N/A — Reps' Centering sequence covers only the 112 dhāraṇās (Verses 24–136).

10. Upāya Type

N/A. The available staging sources for this verse do not explicitly assign an upāya, even though the mechanics clearly move from sustained contemplation toward spontaneous recognition.

11. Resonance Check (Adhikāra)

This verse requires a practitioner who has outgrown the need for external props, muttered formulas, or gross ritual (as stated in verse 144). It demands the subtle stamina to maintain an unbroken, chain-like continuity of awareness without needing the punctuation of repeated effort.

12. The "What Else?" — The Pitfall

The single most common trap is meditating "again and again." The practitioner concentrates, loses the thread, remembers, and concentrates again. This punctuated effort relies on pauses, which fragment the awareness.

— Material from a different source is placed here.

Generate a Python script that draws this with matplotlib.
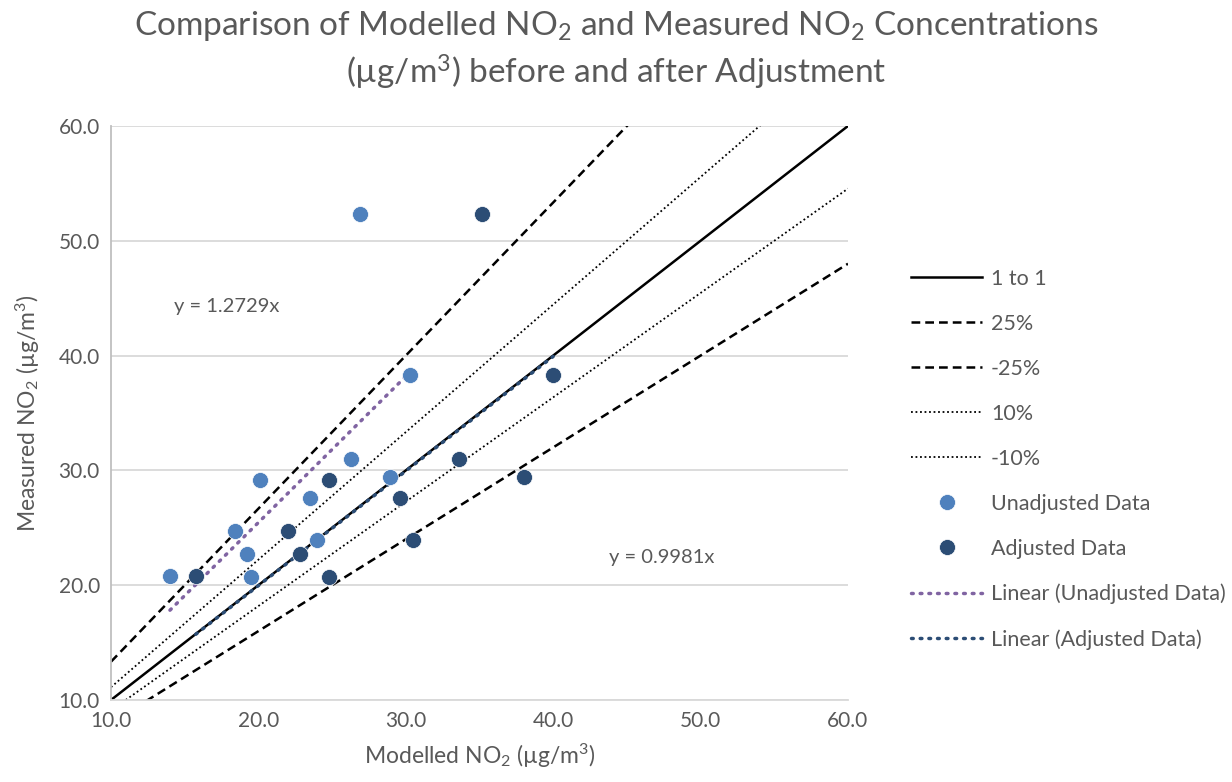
import numpy as np
import matplotlib
matplotlib.use("Agg")
from matplotlib import pyplot as plt

plt.rcParams['font.family'] = ['Lato', 'DejaVu Sans']
plt.rcParams['mathtext.fontset'] = 'custom'
plt.rcParams['mathtext.rm'] = 'Lato'
plt.rcParams['mathtext.it'] = 'Lato:italic'
plt.rcParams['mathtext.bf'] = 'Lato:bold'

# data
measured = [20.8, 24.7, 22.7, 20.7, 29.2, 27.6, 23.9, 31.0, 29.4, 38.3, 52.3]
modelled_unadj = [14.0, 18.4, 19.2, 19.5, 20.1, 23.5, 24.0, 26.3, 28.9, 30.3, 26.9]
modelled_adj = [15.75, 22.0, 22.8, 24.8, 24.8, 29.6, 30.5, 33.6, 38.0, 40.0, 35.2]

slope_unadj = 1.2729
slope_adj = 0.9981

# reference line factors (measured = modelled / factor)
ref_names = ['1 to 1', '25%', '-25%', '10%', '-10%']
ref_factors = [1.0, 0.75, 1.25, 0.9, 1.1]

grey = '#595959'
light_blue = '#4F81BD'
dark_blue = '#2C4D75'
purple = '#8064A2'

fig = plt.figure(figsize=(12.32, 7.82), dpi=100)
ax = fig.add_axes([0.0901, 0.1049, 0.5982, 0.734])

xx = np.array([10.0, 60.0])
styles = {
    '1 to 1': dict(ls='-', lw=1.8),
    '25%': dict(ls=(0, (3.5, 2)), lw=1.8),
    '-25%': dict(ls=(0, (3.5, 2)), lw=1.8),
    '10%': dict(ls=(0, (1, 1.5)), lw=1.3),
    '-10%': dict(ls=(0, (1, 1.5)), lw=1.3),
}
handles = []
for name, f in zip(ref_names, ref_factors):
    h, = ax.plot(xx, xx / f, color='black', label=name, zorder=2, **styles[name])
    handles.append(h)

h1, = ax.plot(modelled_unadj, measured, 'o', color=light_blue, ms=11.5,
              mec='white', mew=0.5, label='Unadjusted Data', zorder=4)
h2, = ax.plot(modelled_adj, measured, 'o', color=dark_blue, ms=11.5,
              mec='white', mew=0.5, label='Adjusted Data', zorder=4)

# trendlines through the origin, over the range of each series
xu = np.array([min(modelled_unadj), max(modelled_unadj)])
xa = np.array([min(modelled_adj), max(modelled_adj)])
h3, = ax.plot(xu, slope_unadj * xu, color=purple, lw=2.5,
              ls=(0, (0.5, 2)), dash_capstyle='round',
              label='Linear (Unadjusted Data)', zorder=3)
h4, = ax.plot(xa, slope_adj * xa, color=dark_blue, lw=2.5,
              ls=(0, (0.5, 2)), dash_capstyle='round',
              label='Linear (Adjusted Data)', zorder=3)
handles += [h1, h2, h3, h4]

ax.text(14.3, 44.3, 'y = 1.2729x', fontsize=14.5, color=grey, va='center')
ax.text(43.8, 22.4, 'y = 0.9981x', fontsize=14.5, color=grey, va='center')

ax.set_xlim(10, 60)
ax.set_ylim(10, 60)
ax.set_xticks(np.arange(10, 61, 10))
ax.set_yticks(np.arange(10, 61, 10))
ax.set_xticklabels([f'{v:.1f}' for v in range(10, 61, 10)])
ax.set_yticklabels([f'{v:.1f}' for v in range(10, 61, 10)])
ax.tick_params(colors=grey, labelsize=15, length=0, pad=8)
ax.grid(axis='y', color='#D9D9D9', lw=1.3)
ax.set_axisbelow(True)
for s in ['top', 'right']:
    ax.spines[s].set_visible(False)
ax.spines['left'].set_color('#BFBFBF')
ax.spines['bottom'].set_color('#D9D9D9')
ax.spines['left'].set_linewidth(1.3)
ax.spines['bottom'].set_linewidth(1.3)

ax.set_xlabel('Modelled NO$_2$ (µg/m$^3$)', fontsize=16.5, color=grey, labelpad=8)
ax.set_ylabel('Measured NO$_2$ (µg/m$^3$)', fontsize=16.5, color=grey, labelpad=12)

fig.suptitle('Comparison of Modelled NO$_2$ and Measured NO$_2$ Concentrations\n'
             '(µg/m$^3$) before and after Adjustment',
             fontsize=24, color=grey, x=0.5, y=0.988, va='top', linespacing=1.3)

leg = fig.legend(handles=handles, loc='upper left', bbox_to_anchor=(0.731, 0.67),
                 frameon=False, fontsize=15.5, handlelength=3.3, labelspacing=1.16,
                 handletextpad=0.4, borderpad=0)
for t in leg.get_texts():
    t.set_color(grey)

fig.savefig('out.png', dpi=100)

If the effort is intermittent rather than a seamless, candle-like flow, the spontaneous nāda will not emerge.

13. Verse-Specific Glossary

  • bhāvanā: In this specific context, not mere imagination or visualization, but the sustained, continuous holding of contemplative awareness.
  • svayaṃ nādo: The spontaneous, self-arising sound or vibration; it refers to the natural resonance of prāṇaśakti (often identified with the so'ham mantra) that requires no active mental construction by the practitioner.